Gross profit from sales of seamless pipe grew by $75 million as a result of the improved product mix and favorable pricing environment. Gross profit was negatively affected by raw material prices.
Gross profit from sales of welded pipe decreased by $10 million as a result of higher raw material prices.
Gross profit from other operations decreased by $9 million, the effect of higher sales volumes was fully offset by growth in raw material prices.
America. The American division’s gross profit increased by $12 million or 7%. Gross profit margin amounted to 13% compared to 17% in 2017.
Gross profit from sales of seamless pipe grew by $36 million following better market conditions and higher sales volumes. Gross profit was negatively affected by raw material prices.
Gross profit from sales of welded pipe decreased by $26 million affected by raw material prices.
Gross profit from other operations increased by $2 million.
Europe. Gross profit in the European division increased by $34 million. Favorable currency translation effect was $2 million. Excluding this effect gross profit increased by $32 million. Gross profit margin amounted to 27% compared to 20% in 2017.
Gross profit from sales of seamless pipe was up by $29 million as a result of better product mix, favorable pricing environment and higher sales.
Gross profit from other operations increased by $3 million as compared to 2017.
Net operating expenses
Net operating expenses were lower by $27 million or 5% primarily as a result of negative currency translation effect. The share of net operating expenses, expressed as a percentage of revenue, was 10% compared to 12% in 2017.
In 2018, adjusted EBITDA increased by $95 million or 16% as compared to previous year.

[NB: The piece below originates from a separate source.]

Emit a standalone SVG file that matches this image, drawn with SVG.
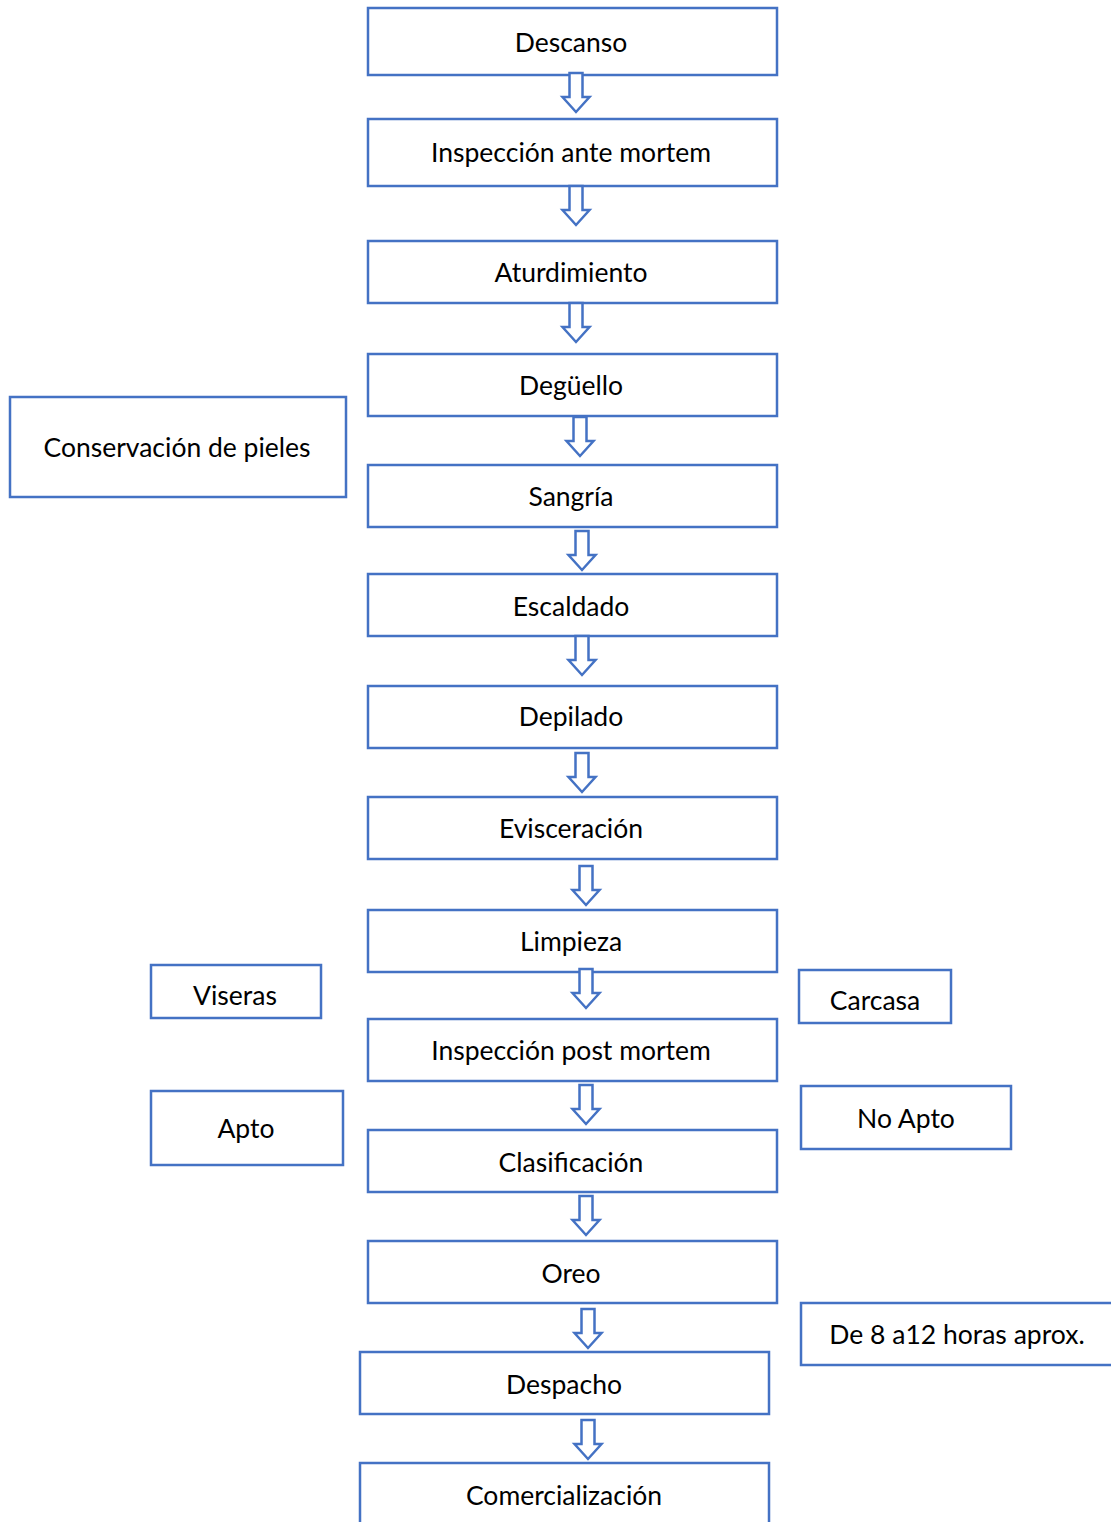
<svg xmlns="http://www.w3.org/2000/svg" width="1111" height="1522" viewBox="0 0 1111 1522">
  <style>
    .box { fill: #ffffff; stroke: #4472C4; stroke-width: 2.5; }
    .lbl { font-family: Lato, "Open Sans", "Liberation Sans", sans-serif; font-size: 26.5px; fill: #000000; text-anchor: middle; }
    .arr { fill: #ffffff; stroke: #4472C4; stroke-width: 2.5; stroke-linejoin: miter; }
  </style>
  <defs>
    <!-- hollow block arrow, top-centre at origin -->
    <path id="down" d="M-6.5,0 H6.5 V24 H13.5 L0,39 L-13.5,24 H-6.5 Z"/>
  </defs>
  <rect width="1111" height="1522" fill="#ffffff"/>

  <!-- main process column -->
  <g id="descanso"><rect class="box" x="368" y="8" width="409" height="67"/><text class="lbl" x="571" y="52">Descanso</text></g>
  <g id="inspeccion-ante"><rect class="box" x="368" y="119" width="409" height="67"/><text class="lbl" x="571" y="162">Inspección ante mortem</text></g>
  <g id="aturdimiento"><rect class="box" x="368" y="241" width="409" height="62"/><text class="lbl" x="571" y="282">Aturdimiento</text></g>
  <g id="deguello"><rect class="box" x="368" y="354" width="409" height="62"/><text class="lbl" x="571" y="395">Degüello</text></g>
  <g id="sangria"><rect class="box" x="368" y="465" width="409" height="62"/><text class="lbl" x="571" y="506">Sangría</text></g>
  <g id="escaldado"><rect class="box" x="368" y="574" width="409" height="62"/><text class="lbl" x="571" y="616">Escaldado</text></g>
  <g id="depilado"><rect class="box" x="368" y="686" width="409" height="62"/><text class="lbl" x="571" y="726">Depilado</text></g>
  <g id="evisceracion"><rect class="box" x="368" y="797" width="409" height="62"/><text class="lbl" x="571" y="838">Evisceración</text></g>
  <g id="limpieza"><rect class="box" x="368" y="910" width="409" height="62"/><text class="lbl" x="571" y="951">Limpieza</text></g>
  <g id="inspeccion-post"><rect class="box" x="368" y="1019" width="409" height="62"/><text class="lbl" x="571" y="1060">Inspección post mortem</text></g>
  <g id="clasificacion"><rect class="box" x="368" y="1130" width="409" height="62"/><text class="lbl" x="571" y="1172">Clasificación</text></g>
  <g id="oreo"><rect class="box" x="368" y="1241" width="409" height="62"/><text class="lbl" x="571" y="1283">Oreo</text></g>
  <g id="despacho"><rect class="box" x="360" y="1352" width="409" height="62"/><text class="lbl" x="564" y="1394">Despacho</text></g>
  <g id="comercializacion"><rect class="box" x="360" y="1463" width="409" height="80"/><text class="lbl" x="564" y="1505">Comercialización</text></g>

  <!-- side notes -->
  <g id="conservacion"><rect class="box" x="10" y="397" width="336" height="100"/><text class="lbl" x="177" y="457">Conservación de pieles</text></g>
  <g id="viseras"><rect class="box" x="151" y="965" width="170" height="53"/><text class="lbl" x="235" y="1005">Viseras</text></g>
  <g id="apto"><rect class="box" x="151" y="1091" width="192" height="74"/><text class="lbl" x="246" y="1138">Apto</text></g>
  <g id="carcasa"><rect class="box" x="799" y="970" width="152" height="53"/><text class="lbl" x="875" y="1010">Carcasa</text></g>
  <g id="no-apto"><rect class="box" x="801" y="1086" width="210" height="63"/><text class="lbl" x="906" y="1128">No Apto</text></g>
  <g id="horas"><rect class="box" x="801" y="1303" width="330" height="62"/><text class="lbl" x="957" y="1344">De 8 a12 horas aprox.</text></g>

  <!-- flow arrows -->
  <g id="connectors" class="arr">
    <use href="#down" x="576" y="73"/>
    <use href="#down" x="576" y="186"/>
    <use href="#down" x="576" y="303"/>
    <use href="#down" x="580" y="417"/>
    <use href="#down" x="582" y="531"/>
    <use href="#down" x="582" y="636"/>
    <use href="#down" x="582" y="753"/>
    <use href="#down" x="586" y="866"/>
    <use href="#down" x="586" y="969"/>
    <use href="#down" x="586" y="1085"/>
    <use href="#down" x="586" y="1196"/>
    <use href="#down" x="588" y="1309"/>
    <use href="#down" x="588" y="1420"/>
  </g>
</svg>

Adjusted EBITDA margin was flat at 14%.
|$ million||in % to revenue||$ million||in % to revenue||$ million|
|TOTAL ADJUSTED EBITDA||700||14%||605||14%||95|
- Russia. Adjusted EBITDA was higher by $22 million following a decrease in selling, general and administrative expenses and other operating expenses. Adjusted EBITDA margin was 14% compared to 15% in 2017.
- America. Adjusted EBITDA increased by $50 million following an improved market environment. Adjusted EBITDA margin stayed almost flat and amounted to 12%.
- Europe. Adjusted EBITDA increased by $23 million as compared to 2017. An increase in gross profit was partially offset by growth in selling, general and administrative expenses. Adjusted EBITDA margin amounted to 17% as compared to 12% in 2017.
Impairment of Assets
In the year ended December 31, 2018, we recognized the impairment loss of $17 million compared to $7 million loss in 2017. The impairment loss in 2017 was $24 million and the reversal of impairment was $16 million.
Foreign Exchange Movements
In 2018, we recorded a foreign exchange loss in the amount of $72 million as compared to a $28 million gain in 2017. In addition, we recognised a foreign exchange loss from exchange rate fluctuations in the amount of $116 million (net of income tax) in 2018 as compared to a $14 million gain (net of income tax) in 2017 in the statement of other comprehensive income. The amount in the statement of comprehensive income represents the effective portion of foreign exchange gains or losses on our hedging instruments.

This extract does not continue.